Nous n’avions rien connu de semblable auparavant, cet homme fut seul capable de réhabiliter son prochain, l’obligeance dont Joseph témoigne dans cet entretien avec ses frères est unique, pas une critique de sa part, mais bien au contraire, c’est lui-même qui réconforte et encourage ses frères. Il est vrai que durant ces jeunes années Joseph avait mal agi envers eux, puisqu’il: «racontait sur leur compte des médisances à son père » (Genèse XXXVII, 2), mais désormais, Joseph a entièrement assimilé les leçons des Patriarches: il devient, indulgence et loyauté tandis que ses rapports avec autrui sont estampés d’une élégance que les adversités les plus fâcheuses ne contrediront jamais.

 

 

 

Il nous faut conclure ce Livre de la Genèse et signifier la victoire des vertus d’Abraham, d’Isaac et de Jacob menant à la prospérité de l’Humanité, si seulement celle-ci le désire, vers plus de «bien d’être» et de rencontres avec le et la «bonne-heure»: «les faits de nos Pères restant un indice pour les progénitures».

 

La droiture de l’acte engage nos penchants à réaliser les choix les plus éminents, les choix par lesquels l’homme sera suffisamment compétent pour démontrer l’excellence de ce qu’il est.

 

Bien sûr, rien à voir avec le désir de puissance et d’assujettissement à l’égard de son propre genre et à l’égard de la création. L’excellence de l’homme se révèle dans le caractère d’une conscience plus digne et l’excellence engage à une modification des pratiques ne réduisant pas la vie, mais l’intensifiant et l’exaltant.

 

Cela suffit d’appréhender le concept de l’action dans des formules univoques de rationalité instrumentale et de soumettre nos menées et nos desseins à la seule valeur d’une économie de marché.

 

Il reste tout de même qu’au fond de nous l’être éthique est omniprésent, il aspire d’abord à une transparence totale, à un bien idéal, à un amour et un don de soi infini.
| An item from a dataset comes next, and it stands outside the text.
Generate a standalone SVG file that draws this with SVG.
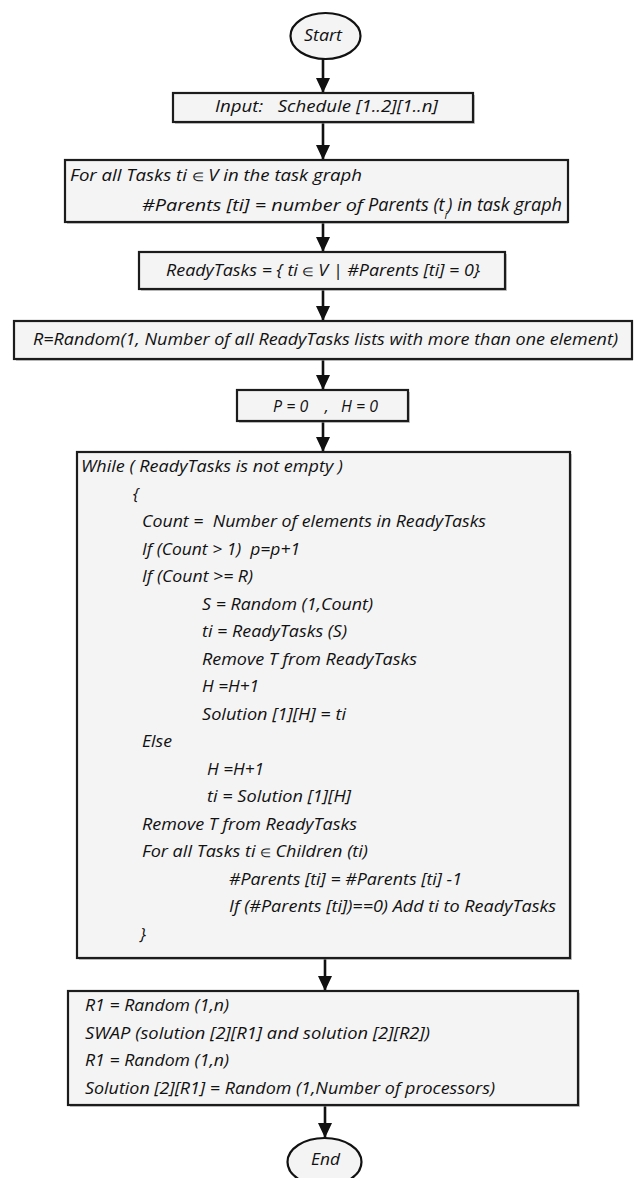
<svg xmlns="http://www.w3.org/2000/svg" width="635" height="1178" viewBox="0 0 635 1178">
  <style>
    .box { fill: #f4f4f4; stroke: #1c1c1c; stroke-width: 2.2; }
    .shadow { fill: #9a9a9a; opacity: 0.55; }
    .term { fill: #f4f4f4; stroke: #111; stroke-width: 2.2; }
    .t { font-family: "Open Sans", "Liberation Sans", sans-serif; font-style: italic; font-weight: 400; font-size: 17px; fill: #111; }
    .s { font-size: 16px; }
    .big { font-size: 18px; }
    .el { font-style: normal; font-size: 12px; }
    .sub { font-size: 11px; }
    .conn line { stroke: #111; stroke-width: 2.6; }
  </style>
  <defs>
    <marker id="arrow" markerUnits="userSpaceOnUse" markerWidth="16" markerHeight="16" viewBox="0 0 16 16" refX="15" refY="8" orient="auto">
      <path d="M0,1 L15,8 L0,15 Z" fill="#111"/>
    </marker>
  </defs>

  <rect width="635" height="1178" fill="#ffffff"/>

  <!-- connectors -->
  <g id="connectors" class="conn">
    <line x1="323" y1="59" x2="323" y2="93" marker-end="url(#arrow)"/>
    <line x1="323" y1="122" x2="323" y2="160" marker-end="url(#arrow)"/>
    <line x1="323" y1="222" x2="323" y2="252" marker-end="url(#arrow)"/>
    <line x1="323" y1="289" x2="323" y2="321" marker-end="url(#arrow)"/>
    <line x1="323" y1="359" x2="323" y2="390" marker-end="url(#arrow)"/>
    <line x1="323" y1="421" x2="323" y2="452" marker-end="url(#arrow)"/>
    <line x1="325" y1="958" x2="325" y2="991" marker-end="url(#arrow)"/>
    <line x1="325" y1="1105" x2="325" y2="1138" marker-end="url(#arrow)"/>
  </g>

  <!-- start terminal -->
  <g id="start">
    <ellipse class="term" cx="325.5" cy="36" rx="35" ry="23"/>
    <text class="t" x="304" y="41" textLength="38" lengthAdjust="spacingAndGlyphs">Start</text>
  </g>

  <!-- input -->
  <g id="input">
    <rect class="shadow" x="175" y="95" width="300" height="29"/>
    <rect class="box" x="173" y="93" width="300" height="29"/>
    <text class="t s" x="215" y="112" textLength="223" lengthAdjust="spacingAndGlyphs" xml:space="preserve">Input:   Schedule [1..2][1..n]</text>
  </g>

  <!-- parent counting -->
  <g id="count-parents">
    <rect class="shadow" x="67" y="162" width="501" height="62"/>
    <rect class="box" x="65" y="160" width="503" height="62"/>
    <text class="t s" x="70" y="181" textLength="292" lengthAdjust="spacingAndGlyphs">For all Tasks ti <tspan class="el">∈</tspan> V in the task graph</text>
    <text class="t s" x="142" y="211" textLength="221" lengthAdjust="spacingAndGlyphs">#Parents [ti] = number of</text>
    <text class="t big" x="368" y="211" textLength="194" lengthAdjust="spacingAndGlyphs">Parents (t<tspan class="sub" baseline-shift="sub">i</tspan>) in task graph</text>
  </g>

  <!-- ready set -->
  <g id="ready-tasks">
    <rect class="shadow" x="141" y="254" width="366" height="37"/>
    <rect class="box" x="139" y="252" width="366" height="37"/>
    <text class="t s" x="166" y="276" textLength="314" lengthAdjust="spacingAndGlyphs">ReadyTasks = { ti <tspan class="el">∈</tspan> V | #Parents [ti] = 0}</text>
  </g>

  <!-- random R -->
  <g id="random-r">
    <rect class="shadow" x="16" y="323" width="617" height="38"/>
    <rect class="box" x="14" y="321" width="618" height="38"/>
    <text class="t" x="33" y="345" textLength="585" lengthAdjust="spacingAndGlyphs">R=Random(1, Number of all ReadyTasks lists with more than one element)</text>
  </g>

  <!-- counters -->
  <g id="init-counters">
    <rect class="shadow" x="239" y="392" width="171" height="31"/>
    <rect class="box" x="237" y="390" width="171" height="31"/>
    <text class="t s" x="273" y="412" textLength="105" lengthAdjust="spacingAndGlyphs" xml:space="preserve">P = 0    ,   H = 0</text>
  </g>

  <!-- main loop -->
  <g id="while-loop">
    <rect class="shadow" x="79" y="454" width="493" height="506"/>
    <rect class="box" x="77" y="452" width="493" height="506"/>
    <text class="t" x="81" y="472" textLength="262" lengthAdjust="spacingAndGlyphs">While ( ReadyTasks is not empty )</text>
    <text class="t" x="133" y="499.5">{</text>
    <text class="t" x="142" y="527" textLength="344" lengthAdjust="spacingAndGlyphs" xml:space="preserve">Count =  Number of elements in ReadyTasks</text>
    <text class="t" x="142" y="554.5" textLength="158" lengthAdjust="spacingAndGlyphs" xml:space="preserve">If (Count &gt; 1)  p=p+1</text>
    <text class="t" x="142" y="582" textLength="111" lengthAdjust="spacingAndGlyphs">If (Count &gt;= R)</text>
    <text class="t" x="202" y="609.5" textLength="171" lengthAdjust="spacingAndGlyphs">S = Random (1,Count)</text>
    <text class="t" x="202" y="637" textLength="145" lengthAdjust="spacingAndGlyphs">ti = ReadyTasks (S)</text>
    <text class="t" x="202" y="664.5" textLength="215" lengthAdjust="spacingAndGlyphs">Remove T from ReadyTasks</text>
    <text class="t" x="202" y="692" textLength="57" lengthAdjust="spacingAndGlyphs">H =H+1</text>
    <text class="t" x="202" y="719.5" textLength="144" lengthAdjust="spacingAndGlyphs">Solution [1][H] = ti</text>
    <text class="t" x="142" y="747" textLength="30" lengthAdjust="spacingAndGlyphs">Else</text>
    <text class="t" x="207" y="774.5" textLength="57" lengthAdjust="spacingAndGlyphs">H =H+1</text>
    <text class="t" x="207" y="802" textLength="144" lengthAdjust="spacingAndGlyphs">ti = Solution [1][H]</text>
    <text class="t" x="142" y="829.5" textLength="215" lengthAdjust="spacingAndGlyphs">Remove T from ReadyTasks</text>
    <text class="t" x="142" y="857" textLength="226" lengthAdjust="spacingAndGlyphs">For all Tasks ti <tspan class="el">∈</tspan> Children (ti)</text>
    <text class="t" x="229" y="884.5" textLength="233" lengthAdjust="spacingAndGlyphs">#Parents [ti] = #Parents [ti] -1</text>
    <text class="t" x="229" y="912" textLength="327" lengthAdjust="spacingAndGlyphs">If (#Parents [ti])==0) Add ti to ReadyTasks</text>
    <text class="t" x="140" y="939.5">}</text>
  </g>

  <!-- mutation -->
  <g id="mutation">
    <rect class="shadow" x="70" y="993" width="510" height="114"/>
    <rect class="box" x="68" y="991" width="510" height="114"/>
    <text class="t" x="85" y="1011" textLength="144" lengthAdjust="spacingAndGlyphs">R1 = Random (1,n)</text>
    <text class="t" x="85" y="1038.5" textLength="345" lengthAdjust="spacingAndGlyphs">SWAP (solution [2][R1] and solution [2][R2])</text>
    <text class="t" x="85" y="1066" textLength="144" lengthAdjust="spacingAndGlyphs">R1 = Random (1,n)</text>
    <text class="t" x="85" y="1093.5" textLength="410" lengthAdjust="spacingAndGlyphs">Solution [2][R1] = Random (1,Number of processors)</text>
  </g>

  <!-- end terminal -->
  <g id="end">
    <ellipse class="term" cx="324.5" cy="1162" rx="37" ry="24"/>
    <text class="t" x="311" y="1165" textLength="29" lengthAdjust="spacingAndGlyphs">End</text>
  </g>
</svg>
L’être éthique est mû par un espoir dominant, au sein d’un cœur prêt à engendrer encore et toujours plus de volonté à la perfectibilité, un appel à la conscience de la personne. La réalisation la plus remarquable de l’éthique c’est la modification intime de la volonté, celle ci devenant parfaitement lucide d’elle-même, et offrant au champ de l’expérience morale l’accès à une réelle connaissance des relations humaines.